Problem to work on: Wherever the string "this" appears, copy the whole line.

Information supplied:
▶
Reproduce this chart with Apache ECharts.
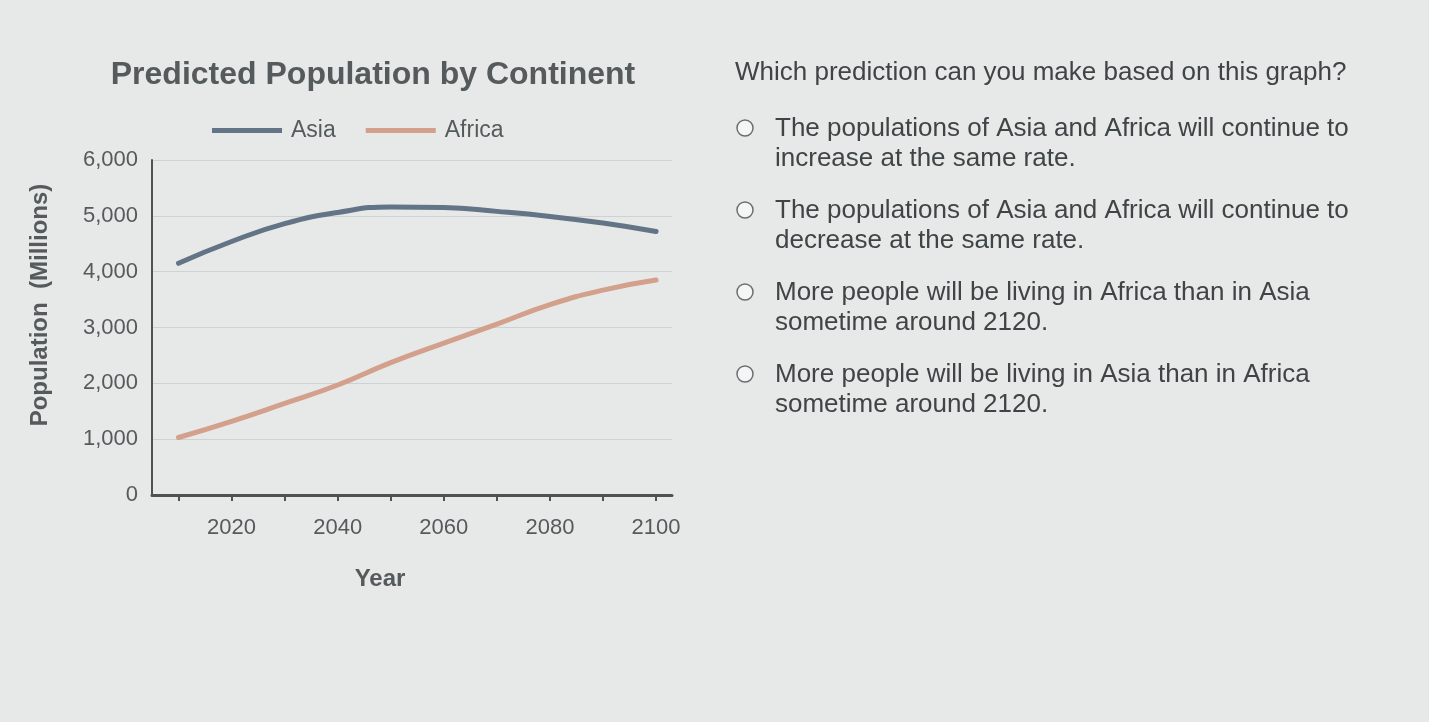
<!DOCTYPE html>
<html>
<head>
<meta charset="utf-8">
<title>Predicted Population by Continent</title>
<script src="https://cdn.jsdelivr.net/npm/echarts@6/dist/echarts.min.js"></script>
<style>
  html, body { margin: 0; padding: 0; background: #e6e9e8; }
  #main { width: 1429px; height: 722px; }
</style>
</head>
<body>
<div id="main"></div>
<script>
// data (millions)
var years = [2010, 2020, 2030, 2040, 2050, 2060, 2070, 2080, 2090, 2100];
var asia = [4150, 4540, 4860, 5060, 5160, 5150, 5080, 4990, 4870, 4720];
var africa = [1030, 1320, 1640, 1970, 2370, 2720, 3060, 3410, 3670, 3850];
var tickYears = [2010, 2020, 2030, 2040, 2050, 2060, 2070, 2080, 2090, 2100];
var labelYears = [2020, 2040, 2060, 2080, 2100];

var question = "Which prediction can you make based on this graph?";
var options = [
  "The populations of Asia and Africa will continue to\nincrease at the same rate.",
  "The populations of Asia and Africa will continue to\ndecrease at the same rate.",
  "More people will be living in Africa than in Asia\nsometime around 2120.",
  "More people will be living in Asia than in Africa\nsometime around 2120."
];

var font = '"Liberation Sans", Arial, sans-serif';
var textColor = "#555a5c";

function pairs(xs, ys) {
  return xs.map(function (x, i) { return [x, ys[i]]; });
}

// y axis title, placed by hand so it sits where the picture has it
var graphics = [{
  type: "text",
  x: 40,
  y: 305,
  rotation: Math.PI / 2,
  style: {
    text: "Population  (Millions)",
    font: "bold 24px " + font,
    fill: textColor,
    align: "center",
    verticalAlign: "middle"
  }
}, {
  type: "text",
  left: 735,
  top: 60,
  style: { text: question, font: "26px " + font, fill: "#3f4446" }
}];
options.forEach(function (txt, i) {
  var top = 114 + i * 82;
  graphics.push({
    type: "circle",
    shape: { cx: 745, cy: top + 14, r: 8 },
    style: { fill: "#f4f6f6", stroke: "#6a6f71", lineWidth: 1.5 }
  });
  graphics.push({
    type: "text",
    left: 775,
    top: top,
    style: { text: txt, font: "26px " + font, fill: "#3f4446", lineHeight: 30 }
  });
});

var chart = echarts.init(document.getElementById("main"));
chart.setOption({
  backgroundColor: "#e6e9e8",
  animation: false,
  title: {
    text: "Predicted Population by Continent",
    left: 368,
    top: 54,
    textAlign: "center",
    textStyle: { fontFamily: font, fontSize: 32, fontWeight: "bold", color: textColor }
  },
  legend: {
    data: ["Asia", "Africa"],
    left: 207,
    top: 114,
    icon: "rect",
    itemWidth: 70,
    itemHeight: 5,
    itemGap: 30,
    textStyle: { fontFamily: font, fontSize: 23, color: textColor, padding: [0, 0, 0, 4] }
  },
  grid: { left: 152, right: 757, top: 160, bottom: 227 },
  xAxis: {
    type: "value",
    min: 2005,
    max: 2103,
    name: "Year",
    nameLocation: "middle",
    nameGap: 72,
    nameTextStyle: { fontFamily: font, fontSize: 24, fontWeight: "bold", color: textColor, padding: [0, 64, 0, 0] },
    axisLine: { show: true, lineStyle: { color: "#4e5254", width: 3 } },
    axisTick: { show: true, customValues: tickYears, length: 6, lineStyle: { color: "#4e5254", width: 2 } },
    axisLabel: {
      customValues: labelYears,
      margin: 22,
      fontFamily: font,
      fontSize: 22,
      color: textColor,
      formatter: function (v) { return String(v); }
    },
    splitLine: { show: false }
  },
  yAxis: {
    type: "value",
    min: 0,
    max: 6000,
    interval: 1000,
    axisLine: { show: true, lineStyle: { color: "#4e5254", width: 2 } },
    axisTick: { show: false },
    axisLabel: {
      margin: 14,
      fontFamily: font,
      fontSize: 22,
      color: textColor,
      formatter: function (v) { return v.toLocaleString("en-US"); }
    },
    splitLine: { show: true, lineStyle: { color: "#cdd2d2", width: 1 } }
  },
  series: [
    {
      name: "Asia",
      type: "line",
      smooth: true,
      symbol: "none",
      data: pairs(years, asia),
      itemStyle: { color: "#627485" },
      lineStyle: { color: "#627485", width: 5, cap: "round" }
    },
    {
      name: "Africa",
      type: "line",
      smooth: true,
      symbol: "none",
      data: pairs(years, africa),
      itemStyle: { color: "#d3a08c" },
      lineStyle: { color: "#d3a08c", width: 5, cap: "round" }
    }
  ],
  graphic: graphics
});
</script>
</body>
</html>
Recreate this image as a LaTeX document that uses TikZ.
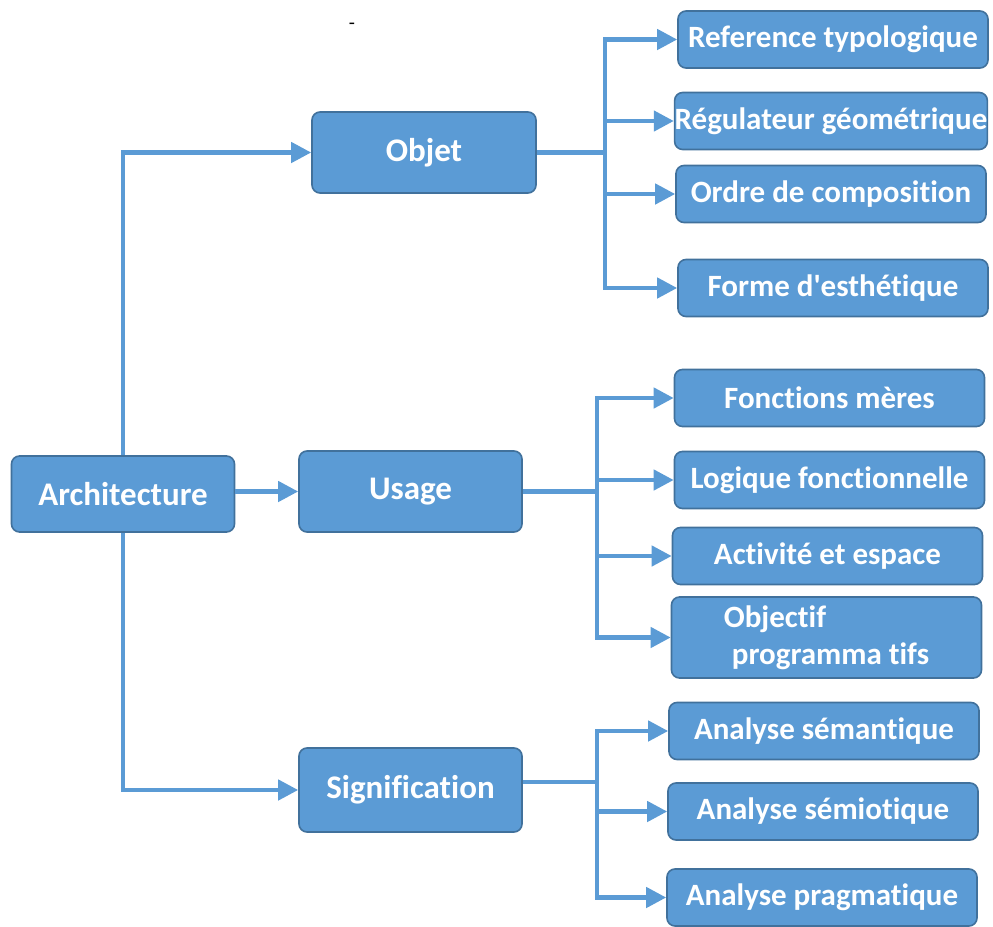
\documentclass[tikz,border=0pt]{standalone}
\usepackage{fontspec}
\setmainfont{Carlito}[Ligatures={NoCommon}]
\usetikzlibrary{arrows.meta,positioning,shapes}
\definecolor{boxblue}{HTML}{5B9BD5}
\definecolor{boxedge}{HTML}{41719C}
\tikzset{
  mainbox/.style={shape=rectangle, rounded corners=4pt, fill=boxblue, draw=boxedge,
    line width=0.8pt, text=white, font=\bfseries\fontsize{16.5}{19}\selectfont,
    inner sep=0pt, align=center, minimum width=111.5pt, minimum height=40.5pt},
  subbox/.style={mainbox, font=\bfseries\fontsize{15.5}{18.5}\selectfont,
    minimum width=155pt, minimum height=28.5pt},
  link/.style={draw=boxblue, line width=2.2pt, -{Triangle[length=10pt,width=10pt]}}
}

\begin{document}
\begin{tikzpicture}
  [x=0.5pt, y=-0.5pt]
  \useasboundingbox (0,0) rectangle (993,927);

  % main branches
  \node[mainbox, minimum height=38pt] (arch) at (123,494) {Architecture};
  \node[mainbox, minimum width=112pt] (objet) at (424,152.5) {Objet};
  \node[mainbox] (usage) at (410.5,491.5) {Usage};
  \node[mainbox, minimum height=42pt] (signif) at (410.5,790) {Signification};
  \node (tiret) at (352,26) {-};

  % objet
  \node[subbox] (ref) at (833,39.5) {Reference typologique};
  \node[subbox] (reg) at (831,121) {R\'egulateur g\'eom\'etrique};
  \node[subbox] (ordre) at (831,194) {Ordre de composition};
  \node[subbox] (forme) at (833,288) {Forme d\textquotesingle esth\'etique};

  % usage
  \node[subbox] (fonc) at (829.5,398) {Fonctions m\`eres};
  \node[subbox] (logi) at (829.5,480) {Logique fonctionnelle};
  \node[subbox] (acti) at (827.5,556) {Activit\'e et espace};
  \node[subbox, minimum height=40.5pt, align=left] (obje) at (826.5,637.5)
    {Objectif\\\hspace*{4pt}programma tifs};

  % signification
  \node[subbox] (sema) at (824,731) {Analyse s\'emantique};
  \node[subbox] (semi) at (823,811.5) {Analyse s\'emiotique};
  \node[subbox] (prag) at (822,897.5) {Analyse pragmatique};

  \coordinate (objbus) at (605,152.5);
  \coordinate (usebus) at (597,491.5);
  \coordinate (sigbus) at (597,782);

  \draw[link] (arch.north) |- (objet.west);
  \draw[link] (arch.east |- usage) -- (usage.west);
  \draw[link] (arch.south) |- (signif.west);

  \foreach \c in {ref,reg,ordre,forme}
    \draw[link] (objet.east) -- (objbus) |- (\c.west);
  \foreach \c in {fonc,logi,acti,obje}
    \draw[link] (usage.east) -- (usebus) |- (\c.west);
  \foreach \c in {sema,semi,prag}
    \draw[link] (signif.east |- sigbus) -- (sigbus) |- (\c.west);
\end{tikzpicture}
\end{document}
◀
Written reply:
Reproduce this chart with Apache ECharts.
var question = "Which prediction can you make based on this graph?";
Recreate this image as a LaTeX document that uses TikZ.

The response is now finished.